** RAW DATA **
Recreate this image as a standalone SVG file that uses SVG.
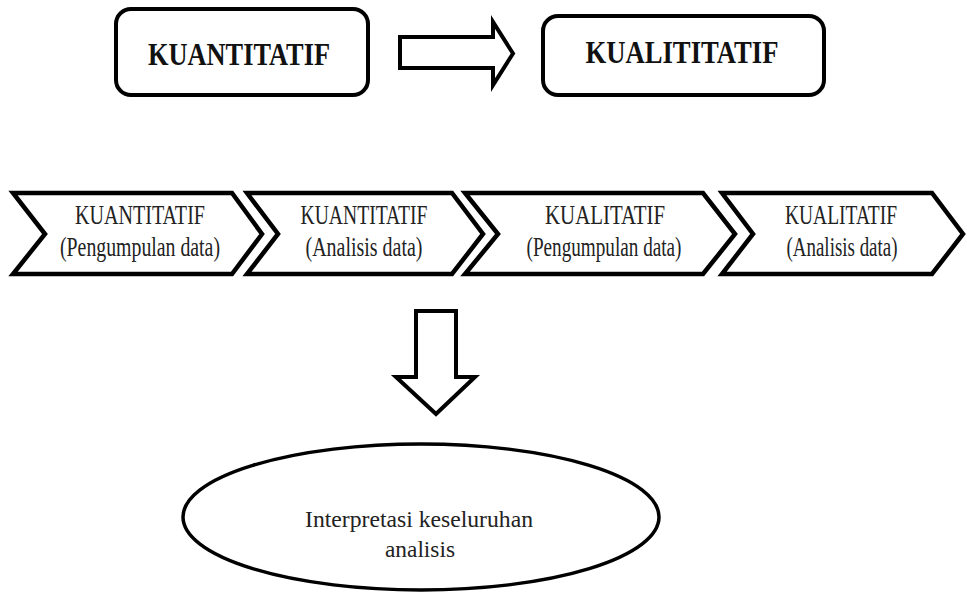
<svg xmlns="http://www.w3.org/2000/svg" width="967" height="594" viewBox="0 0 967 594">
<style>
.box{fill:#fff;stroke:#000;stroke-width:4}
.chev{fill:#fff;stroke:#000;stroke-width:4.5;stroke-linejoin:miter}
.arr{fill:#fff;stroke:#000;stroke-width:4;stroke-linejoin:miter}
.ell{fill:#fff;stroke:#000;stroke-width:3.5}
.tb{font-family:"Liberation Serif",serif;font-weight:bold;font-size:31px;fill:#111}
.tc{font-family:"Liberation Serif",serif;font-size:27px;fill:#222}
.te{font-family:"Liberation Serif",serif;font-size:23.5px;fill:#222}
</style>
<rect width="967" height="594" fill="#fff"/>
<g id="kuantitatif-box">
<rect class="box" x="116" y="9" width="252" height="86" rx="15"/>
<text class="tb" x="239" y="65" text-anchor="middle" textLength="182" lengthAdjust="spacingAndGlyphs">KUANTITATIF</text>
</g>
<g id="kualititatif-box">
<rect class="box" x="543" y="16" width="281" height="79" rx="15"/>
<text class="tb" x="682" y="63" text-anchor="middle" textLength="193" lengthAdjust="spacingAndGlyphs">KUALITITATIF</text>
</g>
<g id="connectors">
<polygon class="arr" points="400,37 493,37 493,22 513,53.5 493,85 493,68 400,68"/>
<polygon class="arr" points="416,311 456,311 456,377 475,377 436,414 396,377 416,377"/>
</g>
<g id="chevron-1">
<polygon class="chev" points="13,193 232,193 262,234 232,274 13,274 45,234"/>
<text class="tc" x="140" y="224" text-anchor="middle" textLength="130" lengthAdjust="spacingAndGlyphs">KUANTITATIF</text>
<text class="tc" x="140" y="256" text-anchor="middle" textLength="160" lengthAdjust="spacingAndGlyphs">(Pengumpulan  data)</text>
</g>
<g id="chevron-2">
<polygon class="chev" points="247,193 452,193 483,234 452,274 247,274 278,234"/>
<text class="tc" x="364" y="224" text-anchor="middle" textLength="127" lengthAdjust="spacingAndGlyphs">KUANTITATIF</text>
<text class="tc" x="364" y="256" text-anchor="middle" textLength="117" lengthAdjust="spacingAndGlyphs">(Analisis  data)</text>
</g>
<g id="chevron-3">
<polygon class="chev" points="465,193 703,193 735,234 703,274 465,274 498,234"/>
<text class="tc" x="605" y="224" text-anchor="middle" textLength="120" lengthAdjust="spacingAndGlyphs">KUALITATIF</text>
<text class="tc" x="604" y="256" text-anchor="middle" textLength="155" lengthAdjust="spacingAndGlyphs">(Pengumpulan  data)</text>
</g>
<g id="chevron-4">
<polygon class="chev" points="722,193 932,193 963,234 932,274 722,274 753,234"/>
<text class="tc" x="841" y="224" text-anchor="middle" textLength="112" lengthAdjust="spacingAndGlyphs">KUALITATIF</text>
<text class="tc" x="842" y="256" text-anchor="middle" textLength="111" lengthAdjust="spacingAndGlyphs">(Analisis  data)</text>
</g>
<g id="interpretasi">
<ellipse class="ell" cx="421" cy="517" rx="238" ry="73"/>
<text class="te" x="419" y="527" text-anchor="middle" textLength="228" lengthAdjust="spacingAndGlyphs">Interpretasi keseluruhan</text>
<text class="te" x="420" y="557" text-anchor="middle" textLength="70" lengthAdjust="spacingAndGlyphs">analisis</text>
</g>
</svg>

** JOB **
Using the data above, write out every line exactly, leaving the images behind.

** RESULT FOR THIS EXERCISE **
Recreate this image as a standalone SVG file that uses SVG.
<svg xmlns="http://www.w3.org/2000/svg" width="967" height="594" viewBox="0 0 967 594">
<style>
.box{fill:#fff;stroke:#000;stroke-width:4}
.chev{fill:#fff;stroke:#000;stroke-width:4.5;stroke-linejoin:miter}
.arr{fill:#fff;stroke:#000;stroke-width:4;stroke-linejoin:miter}
.ell{fill:#fff;stroke:#000;stroke-width:3.5}
.tb{font-family:"Liberation Serif",serif;font-weight:bold;font-size:31px;fill:#111}
.tc{font-family:"Liberation Serif",serif;font-size:27px;fill:#222}
.te{font-family:"Liberation Serif",serif;font-size:23.5px;fill:#222}
</style>
<rect width="967" height="594" fill="#fff"/>
<g id="kuantitatif-box">
<rect class="box" x="116" y="9" width="252" height="86" rx="15"/>
<text class="tb" x="239" y="65" text-anchor="middle" textLength="182" lengthAdjust="spacingAndGlyphs">KUANTITATIF</text>
</g>
<g id="kualititatif-box">
<rect class="box" x="543" y="16" width="281" height="79" rx="15"/>
<text class="tb" x="682" y="63" text-anchor="middle" textLength="193" lengthAdjust="spacingAndGlyphs">KUALITITATIF</text>
</g>
<g id="connectors">
<polygon class="arr" points="400,37 493,37 493,22 513,53.5 493,85 493,68 400,68"/>
<polygon class="arr" points="416,311 456,311 456,377 475,377 436,414 396,377 416,377"/>
</g>
<g id="chevron-1">
<polygon class="chev" points="13,193 232,193 262,234 232,274 13,274 45,234"/>
<text class="tc" x="140" y="224" text-anchor="middle" textLength="130" lengthAdjust="spacingAndGlyphs">KUANTITATIF</text>
<text class="tc" x="140" y="256" text-anchor="middle" textLength="160" lengthAdjust="spacingAndGlyphs">(Pengumpulan  data)</text>
</g>
<g id="chevron-2">
<polygon class="chev" points="247,193 452,193 483,234 452,274 247,274 278,234"/>
<text class="tc" x="364" y="224" text-anchor="middle" textLength="127" lengthAdjust="spacingAndGlyphs">KUANTITATIF</text>
<text class="tc" x="364" y="256" text-anchor="middle" textLength="117" lengthAdjust="spacingAndGlyphs">(Analisis  data)</text>
</g>
<g id="chevron-3">
<polygon class="chev" points="465,193 703,193 735,234 703,274 465,274 498,234"/>
<text class="tc" x="605" y="224" text-anchor="middle" textLength="120" lengthAdjust="spacingAndGlyphs">KUALITATIF</text>
<text class="tc" x="604" y="256" text-anchor="middle" textLength="155" lengthAdjust="spacingAndGlyphs">(Pengumpulan  data)</text>
</g>
<g id="chevron-4">
<polygon class="chev" points="722,193 932,193 963,234 932,274 722,274 753,234"/>
<text class="tc" x="841" y="224" text-anchor="middle" textLength="112" lengthAdjust="spacingAndGlyphs">KUALITATIF</text>
<text class="tc" x="842" y="256" text-anchor="middle" textLength="111" lengthAdjust="spacingAndGlyphs">(Analisis  data)</text>
</g>
<g id="interpretasi">
<ellipse class="ell" cx="421" cy="517" rx="238" ry="73"/>
<text class="te" x="419" y="527" text-anchor="middle" textLength="228" lengthAdjust="spacingAndGlyphs">Interpretasi keseluruhan</text>
<text class="te" x="420" y="557" text-anchor="middle" textLength="70" lengthAdjust="spacingAndGlyphs">analisis</text>
</g>
</svg>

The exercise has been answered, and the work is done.